- [Stored entries]:
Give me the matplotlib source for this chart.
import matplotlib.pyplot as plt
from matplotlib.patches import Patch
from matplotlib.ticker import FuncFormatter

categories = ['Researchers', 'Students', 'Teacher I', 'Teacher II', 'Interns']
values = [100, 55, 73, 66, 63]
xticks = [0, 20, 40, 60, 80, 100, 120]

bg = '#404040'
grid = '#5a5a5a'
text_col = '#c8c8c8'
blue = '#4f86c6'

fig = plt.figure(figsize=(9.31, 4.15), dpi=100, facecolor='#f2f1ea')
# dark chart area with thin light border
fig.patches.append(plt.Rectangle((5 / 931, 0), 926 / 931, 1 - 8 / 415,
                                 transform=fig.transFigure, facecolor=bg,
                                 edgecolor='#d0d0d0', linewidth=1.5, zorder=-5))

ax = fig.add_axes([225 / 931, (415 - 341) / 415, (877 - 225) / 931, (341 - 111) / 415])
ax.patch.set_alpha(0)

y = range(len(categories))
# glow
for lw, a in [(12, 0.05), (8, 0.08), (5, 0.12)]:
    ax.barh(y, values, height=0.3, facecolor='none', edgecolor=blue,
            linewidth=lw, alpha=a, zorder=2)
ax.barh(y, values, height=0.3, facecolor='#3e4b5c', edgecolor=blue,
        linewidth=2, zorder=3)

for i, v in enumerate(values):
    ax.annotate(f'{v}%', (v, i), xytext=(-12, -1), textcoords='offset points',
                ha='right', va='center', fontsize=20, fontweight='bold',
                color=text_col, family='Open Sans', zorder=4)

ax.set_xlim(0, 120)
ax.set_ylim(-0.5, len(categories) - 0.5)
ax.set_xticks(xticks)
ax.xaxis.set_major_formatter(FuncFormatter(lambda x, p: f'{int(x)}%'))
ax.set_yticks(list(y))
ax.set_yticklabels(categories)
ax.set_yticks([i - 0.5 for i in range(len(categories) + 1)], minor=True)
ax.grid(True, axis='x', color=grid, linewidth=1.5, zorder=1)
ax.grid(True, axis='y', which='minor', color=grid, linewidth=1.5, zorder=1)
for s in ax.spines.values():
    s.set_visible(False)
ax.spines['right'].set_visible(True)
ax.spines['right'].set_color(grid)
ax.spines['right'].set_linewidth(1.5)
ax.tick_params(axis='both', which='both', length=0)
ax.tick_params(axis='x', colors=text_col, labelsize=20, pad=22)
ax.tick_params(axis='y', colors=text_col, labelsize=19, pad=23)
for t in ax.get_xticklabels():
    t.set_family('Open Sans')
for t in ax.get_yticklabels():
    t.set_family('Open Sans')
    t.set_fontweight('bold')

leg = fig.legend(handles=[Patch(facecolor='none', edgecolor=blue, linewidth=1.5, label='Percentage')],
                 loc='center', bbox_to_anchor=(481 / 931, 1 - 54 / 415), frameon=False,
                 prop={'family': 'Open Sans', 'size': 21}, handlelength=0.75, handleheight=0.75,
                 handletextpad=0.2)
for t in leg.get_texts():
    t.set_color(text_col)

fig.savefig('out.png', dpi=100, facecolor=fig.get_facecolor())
==
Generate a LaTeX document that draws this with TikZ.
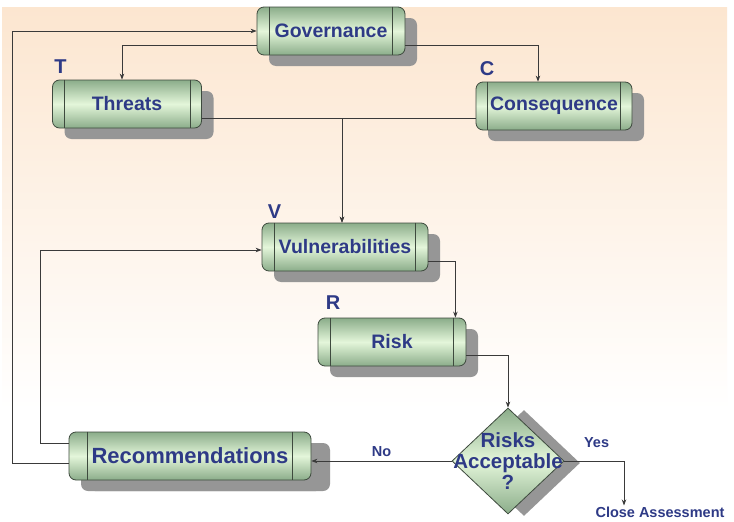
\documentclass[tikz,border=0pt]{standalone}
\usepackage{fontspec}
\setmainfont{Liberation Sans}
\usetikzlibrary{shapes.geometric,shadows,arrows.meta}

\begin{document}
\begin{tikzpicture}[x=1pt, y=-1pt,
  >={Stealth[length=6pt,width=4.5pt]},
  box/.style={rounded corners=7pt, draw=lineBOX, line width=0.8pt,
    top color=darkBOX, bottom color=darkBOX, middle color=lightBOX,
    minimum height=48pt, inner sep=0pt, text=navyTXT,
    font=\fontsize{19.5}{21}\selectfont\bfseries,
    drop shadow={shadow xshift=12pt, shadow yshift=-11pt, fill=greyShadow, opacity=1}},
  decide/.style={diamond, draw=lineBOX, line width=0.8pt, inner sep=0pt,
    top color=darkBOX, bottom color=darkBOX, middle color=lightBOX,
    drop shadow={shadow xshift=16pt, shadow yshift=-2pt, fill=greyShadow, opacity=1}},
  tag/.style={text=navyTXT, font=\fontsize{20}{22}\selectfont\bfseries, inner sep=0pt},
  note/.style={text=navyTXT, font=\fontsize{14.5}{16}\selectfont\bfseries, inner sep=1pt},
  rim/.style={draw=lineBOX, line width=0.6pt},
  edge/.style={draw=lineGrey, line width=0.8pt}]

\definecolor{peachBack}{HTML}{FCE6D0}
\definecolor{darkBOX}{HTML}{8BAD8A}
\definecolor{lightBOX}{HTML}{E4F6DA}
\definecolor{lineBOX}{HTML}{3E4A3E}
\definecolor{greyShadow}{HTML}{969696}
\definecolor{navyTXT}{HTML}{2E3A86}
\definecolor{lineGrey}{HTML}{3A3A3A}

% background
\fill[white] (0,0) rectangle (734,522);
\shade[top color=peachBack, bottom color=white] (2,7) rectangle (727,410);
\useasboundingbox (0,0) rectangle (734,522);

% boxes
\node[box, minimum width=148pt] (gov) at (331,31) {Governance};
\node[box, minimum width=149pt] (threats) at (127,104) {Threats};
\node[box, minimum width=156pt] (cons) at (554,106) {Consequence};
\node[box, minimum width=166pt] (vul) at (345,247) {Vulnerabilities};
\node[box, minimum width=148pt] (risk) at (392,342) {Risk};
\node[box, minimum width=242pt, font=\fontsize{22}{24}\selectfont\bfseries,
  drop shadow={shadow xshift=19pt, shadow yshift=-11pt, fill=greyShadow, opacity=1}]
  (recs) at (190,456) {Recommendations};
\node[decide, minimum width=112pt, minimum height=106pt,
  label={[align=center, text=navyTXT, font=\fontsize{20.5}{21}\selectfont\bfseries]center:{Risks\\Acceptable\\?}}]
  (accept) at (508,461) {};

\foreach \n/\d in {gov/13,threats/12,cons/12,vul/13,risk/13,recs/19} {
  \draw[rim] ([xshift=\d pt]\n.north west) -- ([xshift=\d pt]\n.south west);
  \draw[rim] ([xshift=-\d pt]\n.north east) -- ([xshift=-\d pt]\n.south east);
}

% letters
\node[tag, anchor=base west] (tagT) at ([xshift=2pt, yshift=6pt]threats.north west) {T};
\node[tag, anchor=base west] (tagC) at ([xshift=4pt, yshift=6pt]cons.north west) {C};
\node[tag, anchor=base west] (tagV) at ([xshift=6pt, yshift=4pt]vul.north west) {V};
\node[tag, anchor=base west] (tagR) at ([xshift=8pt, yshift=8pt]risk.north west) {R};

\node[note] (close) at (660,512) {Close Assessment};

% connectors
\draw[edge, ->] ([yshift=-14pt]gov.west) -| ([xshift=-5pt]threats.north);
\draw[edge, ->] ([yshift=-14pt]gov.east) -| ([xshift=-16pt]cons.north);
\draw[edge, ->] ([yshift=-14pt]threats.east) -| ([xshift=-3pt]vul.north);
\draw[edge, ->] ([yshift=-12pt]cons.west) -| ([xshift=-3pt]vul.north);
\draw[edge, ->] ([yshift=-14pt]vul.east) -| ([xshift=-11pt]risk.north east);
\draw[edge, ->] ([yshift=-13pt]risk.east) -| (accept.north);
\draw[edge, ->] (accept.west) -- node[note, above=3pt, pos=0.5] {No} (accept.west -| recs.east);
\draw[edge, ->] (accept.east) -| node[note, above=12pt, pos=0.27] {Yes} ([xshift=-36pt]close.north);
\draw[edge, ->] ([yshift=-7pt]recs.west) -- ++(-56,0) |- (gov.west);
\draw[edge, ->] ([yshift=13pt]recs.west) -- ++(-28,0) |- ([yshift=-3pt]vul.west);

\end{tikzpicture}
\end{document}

- [Exercise details]:
Quote the listing above, but only from the line that shows "Give me the matplotlib source for this chart." through the line that shows "color=text_col, family='Open Sans', zorder=4)".

- [Result for this exercise]:
Give me the matplotlib source for this chart.
import matplotlib.pyplot as plt
from matplotlib.patches import Patch
from matplotlib.ticker import FuncFormatter

categories = ['Researchers', 'Students', 'Teacher I', 'Teacher II', 'Interns']
values = [100, 55, 73, 66, 63]
xticks = [0, 20, 40, 60, 80, 100, 120]

bg = '#404040'
grid = '#5a5a5a'
text_col = '#c8c8c8'
blue = '#4f86c6'

fig = plt.figure(figsize=(9.31, 4.15), dpi=100, facecolor='#f2f1ea')
# dark chart area with thin light border
fig.patches.append(plt.Rectangle((5 / 931, 0), 926 / 931, 1 - 8 / 415,
                                 transform=fig.transFigure, facecolor=bg,
                                 edgecolor='#d0d0d0', linewidth=1.5, zorder=-5))

ax = fig.add_axes([225 / 931, (415 - 341) / 415, (877 - 225) / 931, (341 - 111) / 415])
ax.patch.set_alpha(0)

y = range(len(categories))
# glow
for lw, a in [(12, 0.05), (8, 0.08), (5, 0.12)]:
    ax.barh(y, values, height=0.3, facecolor='none', edgecolor=blue,
            linewidth=lw, alpha=a, zorder=2)
ax.barh(y, values, height=0.3, facecolor='#3e4b5c', edgecolor=blue,
        linewidth=2, zorder=3)

for i, v in enumerate(values):
    ax.annotate(f'{v}%', (v, i), xytext=(-12, -1), textcoords='offset points',
                ha='right', va='center', fontsize=20, fontweight='bold',
                color=text_col, family='Open Sans', zorder=4)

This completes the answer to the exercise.